The forms of protection available to shareholders depends on whether a shareholder is a director
or whether a selective repurchase is undertaken in terms of a scheme of arrangement. Shareholders
will have to rely on protective measures outside section 48 of the Companies Act 71 of 2008, for
them to protect themselves, and in particular when a repurchase is not conducted in terms of a
scheme of arrangement. The protective measures in repurchases conducted through a scheme of
arrangement includes the shareholders’ approval requirement, voting restrictions and appraisal
right. The protective measures available to shareholders who are directors for a repurchase which
does not constitute a scheme of arrangement is the shareholders’ approval requirement.

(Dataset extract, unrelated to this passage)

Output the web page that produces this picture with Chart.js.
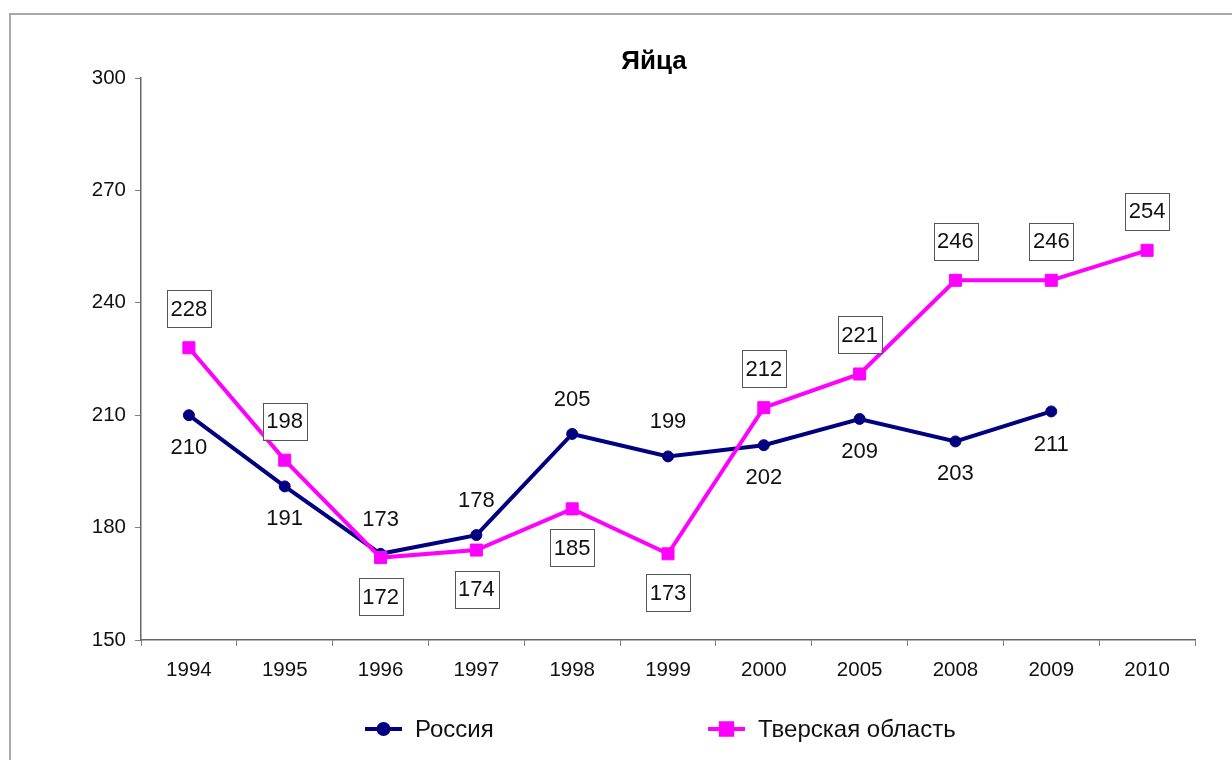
<!DOCTYPE html>
<html><head><meta charset="utf-8">
<script src="https://cdn.jsdelivr.net/npm/chart.js@4.4.0/dist/chart.umd.min.js"></script>
<style>
html,body{margin:0;padding:0;background:#fff;overflow:hidden;width:1232px;height:760px;}
#frame{position:absolute;left:9px;top:13px;width:1300px;height:800px;border-top:2px solid #a8a8a8;border-left:2px solid #a8a8a8;}
canvas{position:absolute;left:0;top:0;}
</style></head><body>
<div id="frame"></div>
<canvas id="c" width="1232" height="760"></canvas>
<script>
const chartTitle = 'Яйца';
const categories = ['1994','1995','1996','1997','1998','1999','2000','2005','2008','2009','2010'];
const seriesNames = ['Россия','Тверская область'];
const russia = [210,191,173,178,205,199,202,209,203,211,null];
const tver = [228,198,172,174,185,173,212,221,246,246,254];
const yMin = 150, yMax = 300, yStep = 30;
// label placement: 'a' above, 'b' below
const russiaLabelPos = ['b','b','a','a','a','a','b','b','b','b','b'];
const tverLabelPos = ['a','a','b','b','b','b','a','a','a','a','a'];

const NAVY = '#000080', MAGENTA = '#FF00FF';
const FONT = '"Liberation Sans", Arial, sans-serif';

const overlay = {
  id: 'overlay',
  afterDatasetsDraw(chart) {
    const ctx = chart.ctx;
    ctx.save();
    chart.data.datasets.forEach((ds, di) => {
      const meta = chart.getDatasetMeta(di);
      meta.data.forEach((pt, i) => {
        const v = ds.data[i];
        if (v == null) return;
        const txt = String(v);
        const above = ds.labelPos[i] === 'a';
        ctx.font = '22px ' + FONT;
        ctx.textAlign = 'center';
        ctx.textBaseline = 'middle';
        if (ds.boxed) {
          const cy = pt.y + (above ? -39 : 39);
          const w = ctx.measureText(txt).width + 7;
          const h = 37;
          ctx.fillStyle = '#fff';
          ctx.fillRect(pt.x - w / 2, cy - h / 2, w, h);
          ctx.strokeStyle = '#555';
          ctx.lineWidth = 1;
          ctx.strokeRect(Math.round(pt.x - w / 2) + 0.5, Math.round(cy - h / 2) + 0.5, Math.round(w), h);
          ctx.fillStyle = '#111';
          ctx.fillText(txt, pt.x, cy + 1);
        } else {
          const cy = pt.y + (above ? -34 : 33);
          ctx.fillStyle = '#111';
          ctx.fillText(txt, pt.x, cy);
        }
      });
    });
    ctx.restore();
  },
  afterDraw(chart) {
    const ctx = chart.ctx, ca = chart.chartArea;
    ctx.save();
    // title
    ctx.font = 'bold 26px ' + FONT;
    ctx.fillStyle = '#000';
    ctx.textAlign = 'center';
    ctx.textBaseline = 'middle';
    ctx.fillText(chartTitle, (ca.left + ca.right) / 2 - 14, 62);
    // legend
    const ly = 729;
    const items = [
      {x: ca.left + 224, ds: chart.data.datasets[0]},
      {x: ca.left + 567, ds: chart.data.datasets[1]}
    ];
    items.forEach(it => {
      const ds = it.ds;
      ctx.strokeStyle = ds.borderColor;
      ctx.lineWidth = 4;
      ctx.beginPath();
      ctx.moveTo(it.x, ly);
      ctx.lineTo(it.x + 37, ly);
      ctx.stroke();
      Chart.helpers.drawPoint(ctx, {pointStyle: ds.pointStyle, radius: ds.pointRadius - 0.5, borderWidth: 1, rotation: 0}, it.x + 18.5, ly);
      ctx.fillStyle = ds.pointBackgroundColor;
      ctx.strokeStyle = ds.pointBorderColor;
      ctx.fill();
      ctx.font = '24px ' + FONT;
      ctx.fillStyle = '#111';
      ctx.textAlign = 'left';
      ctx.fillText(ds.label, it.x + 50, ly + 1);
    });
    ctx.restore();
  }
};

new Chart(document.getElementById('c'), {
  type: 'line',
  data: {
    labels: categories,
    datasets: [
      {label: seriesNames[0], data: russia, labelPos: russiaLabelPos, boxed: false, order: 1,
       borderColor: NAVY, backgroundColor: NAVY, borderWidth: 4, tension: 0,
       pointStyle: 'circle', pointRadius: 5.5, pointBackgroundColor: NAVY, pointBorderColor: NAVY, pointBorderWidth: 1},
      {label: seriesNames[1], data: tver, labelPos: tverLabelPos, boxed: true, order: 0,
       borderColor: MAGENTA, backgroundColor: MAGENTA, borderWidth: 4, tension: 0,
       pointStyle: 'rect', pointRadius: 8.5, pointBackgroundColor: MAGENTA, pointBorderColor: MAGENTA, pointBorderWidth: 1}
    ]
  },
  options: {
    responsive: false,
    animation: false,
    devicePixelRatio: 1,
    layout: {padding: {left: 0, top: 78, right: 37, bottom: 60}},
    plugins: {legend: {display: false}, title: {display: false}, tooltip: {enabled: false}},
    scales: {
      x: {
        offset: true,
        grid: {display: true, offset: true, drawOnChartArea: false, drawTicks: true, tickLength: 6, color: '#808080'},
        border: {display: true, color: '#666', width: 1.5},
        ticks: {color: '#111', font: {family: FONT, size: 20.5}, padding: 12, maxRotation: 0, autoSkip: false},
        afterFit(s) { s.height = 60; }
      },
      y: {
        min: yMin, max: yMax,
        grid: {display: true, drawOnChartArea: false, drawTicks: true, tickLength: 6, color: '#808080'},
        border: {display: true, color: '#666', width: 1.5},
        ticks: {stepSize: yStep, color: '#111', font: {family: FONT, size: 20.5}, padding: 9},
        afterFit(s) { s.width = 141; }
      }
    }
  },
  plugins: [overlay]
});
</script>
</body></html>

The New Zealand Companies Act appears to better protect the interest of shareholders by requiring
that selective repurchases be approved by all shareholders and if not, repurchases are subject to
ideal protective measures such as the disclosure requirement, observance of the best interests of
the company and shareholder, and that the price paid for shares must be fair to the company and
the remaining shareholders.
LL.M. (Corporate Law)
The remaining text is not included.